[Dataset rows]
--

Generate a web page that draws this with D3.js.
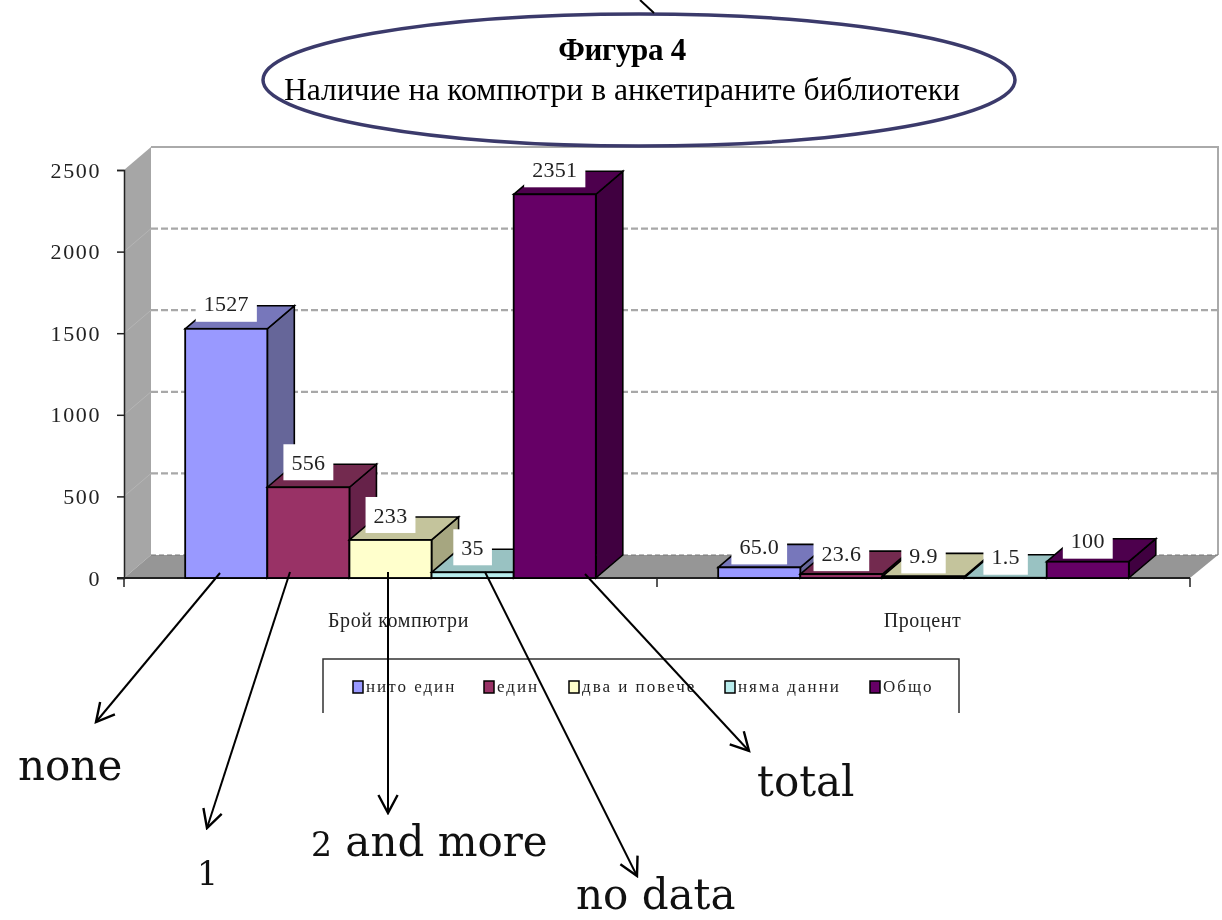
<!DOCTYPE html>
<html><head><meta charset="utf-8">
<script src="https://cdn.jsdelivr.net/npm/d3@7"></script>
<style>html,body{margin:0;padding:0;background:#fff;overflow:hidden}svg{display:block}</style>
</head><body>
<svg id="c" width="1222" height="920"></svg>
<script>
const categories = ["Брой компютри", "Процент"];
const seriesNames = ["нито един", "един", "два и повече", "няма данни", "Общо"];
const countValues = [1527, 556, 233, 35, 2351];
const percentValues = [65.0, 23.6, 9.9, 1.5, 100];
const countLabels = ["1527", "556", "233", "35", "2351"];
const percentLabels = ["65.0", "23.6", "9.9", "1.5", "100"];
const yTicks = [0, 500, 1000, 1500, 2000, 2500];
const frontColors = ["#9999ff", "#993366", "#ffffcc", "#b8ecec", "#660066"];
const sideColors = ["#666699", "#66224a", "#a6a680", "#8ab0b0", "#400040"];
const topColors = ["#7777bb", "#732950", "#c4c49c", "#99c2c2", "#4d004d"];
const annotations = ["none", "1", "2 and more", "no data", "total"];

const svg = d3.select("#c");
const defs = svg.append("defs");
defs.append("filter").attr("id","soft").attr("x","-2%").attr("y","-2%").attr("width","104%").attr("height","104%")
  .append("feGaussianBlur").attr("stdDeviation",0.7);
const m = defs.append("marker").attr("id","arr").attr("viewBox","0 0 20 20").attr("refX",18).attr("refY",10)
  .attr("markerWidth",24).attr("markerHeight",24).attr("markerUnits","userSpaceOnUse").attr("orient","auto");
m.append("path").attr("d","M3,2 L18,10 L3,18").attr("fill","none").attr("stroke","#000").attr("stroke-width",2);

const serif = "'Liberation Serif', serif";
const x0 = d3.scaleBand().domain(categories).range([124,1190]);
const x1 = d3.scaleBand().domain(seriesNames).range([0,x0.bandwidth()]).paddingOuter(0.745).paddingInner(0);
const y = d3.scaleLinear().domain([0,2500]).range([578,170]);
const dx = 27, dy = -23;
const g = svg.append("g").attr("filter","url(#soft)");
const [xl,xr] = x0.range();
const poly = (pts,f,s,sw) => g.append("polygon").attr("points",pts.map(p=>p.join(",")).join(" ")).attr("fill",f).attr("stroke",s||"none").attr("stroke-width",sw||0);

// walls
poly([[xl,y(2500)],[xl+dx,y(2500)+dy],[xl+dx,y(0)+dy],[xl,y(0)]],"#a6a6a6");
poly([[xl,y(0)],[xl+dx,y(0)+dy],[xr+dx+1,y(0)+dy],[xr,y(0)]],"#969696");
g.append("path").attr("d",`M${xl+dx},${y(2500)+dy}H${xr+dx+1}V${y(0)+dy}`).attr("fill","none").attr("stroke","#aaa").attr("stroke-width",2);
g.selectAll("line.grid").data(yTicks.slice(1,5)).join("line")
  .attr("x1",xl+dx).attr("x2",xr+dx+1).attr("y1",d=>y(d)+dy).attr("y2",d=>y(d)+dy)
  .attr("stroke","#a8a8a8").attr("stroke-width",2.2).attr("stroke-dasharray","7 3");
g.selectAll("line.gridw").data(yTicks.slice(1,5)).join("line")
  .attr("x1",xl).attr("x2",xl+dx).attr("y1",d=>y(d)).attr("y2",d=>y(d)+dy).attr("stroke","#b5b5b5").attr("stroke-width",1);
g.append("line").attr("x1",xl+dx).attr("x2",xr+dx+1).attr("y1",y(0)+dy).attr("y2",y(0)+dy).attr("stroke","#777").attr("stroke-width",1).attr("stroke-dasharray","5 3");

// axes
const axY = g.append("g").attr("transform",`translate(${xl},0)`).call(d3.axisLeft(y).tickValues(yTicks).tickSize(7).tickPadding(16).tickFormat(d3.format("d")));
axY.selectAll("text").attr("font-family",serif).attr("font-size",22).attr("fill","#222").attr("letter-spacing",1.6);
axY.selectAll("line,path").attr("stroke","#222").attr("stroke-width",1.5);
const edges = [...categories.map(c=>x0(c)), xr];
g.selectAll("line.xt").data(edges).join("line").attr("x1",d=>d).attr("x2",d=>d).attr("y1",y(0)).attr("y2",y(0)+9).attr("stroke","#222").attr("stroke-width",1.5);
g.append("line").attr("x1",xl-7).attr("x2",xr).attr("y1",y(0)).attr("y2",y(0)).attr("stroke","#222").attr("stroke-width",2);

// bars
const drawBars = (cat, values) => {
  values.forEach((v,i)=>{
    const a = x0(cat)+x1(seriesNames[i]), b = a+x1.bandwidth(), t = y(v), f = y(0);
    poly([[b,f],[b+dx,f+dy],[b+dx,t+dy],[b,t]],sideColors[i],"#000",1.6);
    poly([[a,t],[a+dx,t+dy],[b+dx,t+dy],[b,t]],topColors[i],"#000",1.6);
    g.append("rect").attr("x",a).attr("y",t).attr("width",x1.bandwidth()).attr("height",f-t)
      .attr("fill",frontColors[i]).attr("stroke","#000").attr("stroke-width",1.8);
  });
};
drawBars(categories[0],countValues);
drawBars(categories[1],percentValues);

// value labels
const drawLabels = (cat, values, labels, lift) => {
  values.forEach((v,i)=>{
    const cx = x0(cat)+x1(seriesNames[i])+x1.bandwidth()/2, ty = y(v)-lift;
    const box = g.append("rect").attr("fill","#fff");
    const t = g.append("text").attr("x",cx).attr("y",ty).attr("dy","0.35em").attr("text-anchor","middle")
      .attr("font-family",serif).attr("font-size",22).attr("letter-spacing",0.3).attr("fill","#222").text(labels[i]);
    const w = t.node().getComputedTextLength();
    box.attr("x",cx-w/2-8).attr("width",w+16).attr("y",ty-18).attr("height",36);
  });
};
drawLabels(categories[0],countValues,countLabels,25);
drawLabels(categories[1],percentValues,percentLabels,21);

// category labels
const catNudge = [8,-1];
categories.forEach((c,i)=>{
  g.append("text").attr("x",x0(c)+x0.bandwidth()/2+catNudge[i]).attr("y",627).attr("text-anchor","middle")
    .attr("font-family",serif).attr("font-size",20).attr("letter-spacing",0.6).attr("fill","#222").text(c);
});

// legend
const legX = d3.scaleOrdinal().domain(seriesNames).range([353,484,569,725,870]);
g.append("path").attr("d","M323,713V659H959V713").attr("fill","none").attr("stroke","#333").attr("stroke-width",1.5);
seriesNames.forEach((s,i)=>{
  g.append("rect").attr("x",legX(s)).attr("y",681).attr("width",10).attr("height",12).attr("fill",frontColors[i]).attr("stroke","#000").attr("stroke-width",1.5);
  g.append("text").attr("x",legX(s)+13).attr("y",692).attr("font-family",serif).attr("font-size",17).attr("letter-spacing",2).attr("fill","#222").text(s);
});

// title
svg.append("ellipse").attr("cx",639).attr("cy",80).attr("rx",376).attr("ry",66).attr("fill","none").attr("stroke","#3b3a6b").attr("stroke-width",3.5);
const title = svg.append("g").attr("filter","url(#soft)");
title.append("text").attr("x",622).attr("y",60).attr("text-anchor","middle").attr("font-family",serif).attr("font-weight","bold").attr("font-size",31).attr("fill","#000").attr("letter-spacing",-0.3).text("Фигура 4");
title.append("text").attr("x",622).attr("y",100).attr("text-anchor","middle").attr("font-family",serif).attr("font-size",31.6).attr("fill","#000").text("Наличие на компютри в анкетираните библиотеки");

// arrows
const arrowStart = [[220,573],[290,572],[388,572],[485,572],[585,574]];
const arrowEnd = [[96,722],[207,828],[388,813],[637,876],[749,751]];
arrowStart.forEach((p,i)=>{
  svg.append("line").attr("x1",p[0]).attr("y1",p[1]).attr("x2",arrowEnd[i][0]).attr("y2",arrowEnd[i][1])
    .attr("stroke","#000").attr("stroke-width",2).attr("marker-end","url(#arr)");
});
svg.append("line").attr("x1",640).attr("y1",0).attr("x2",654).attr("y2",13).attr("stroke","#000").attr("stroke-width",2);

// annotation text: numerals are set smaller, as old-style figures
const annPos = [[18,780],[197,885],[311,856],[576,909],[757,796]];
annotations.forEach((a,i)=>{
  const t = svg.append("text").attr("x",annPos[i][0]).attr("y",annPos[i][1]).attr("font-family","'DejaVu Serif', serif").attr("font-size",42).attr("fill","#111");
  const parts = a.match(/^(\d)(.*)$/);
  if (parts) { t.append("tspan").attr("font-size",33).text(parts[1]); t.append("tspan").text(parts[2]); }
  else t.text(a);
});
</script>
</body></html>
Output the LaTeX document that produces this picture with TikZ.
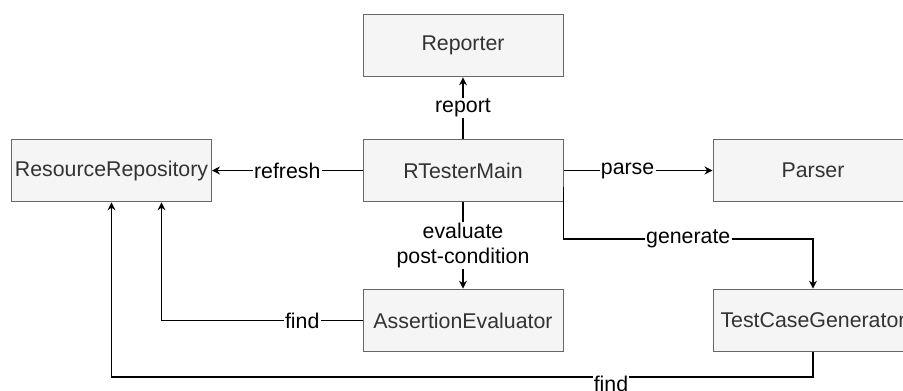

--

• [Your objective]:
Only the number is wanted: how many lines of these entries contain the string "with"?

• [Written response]:
2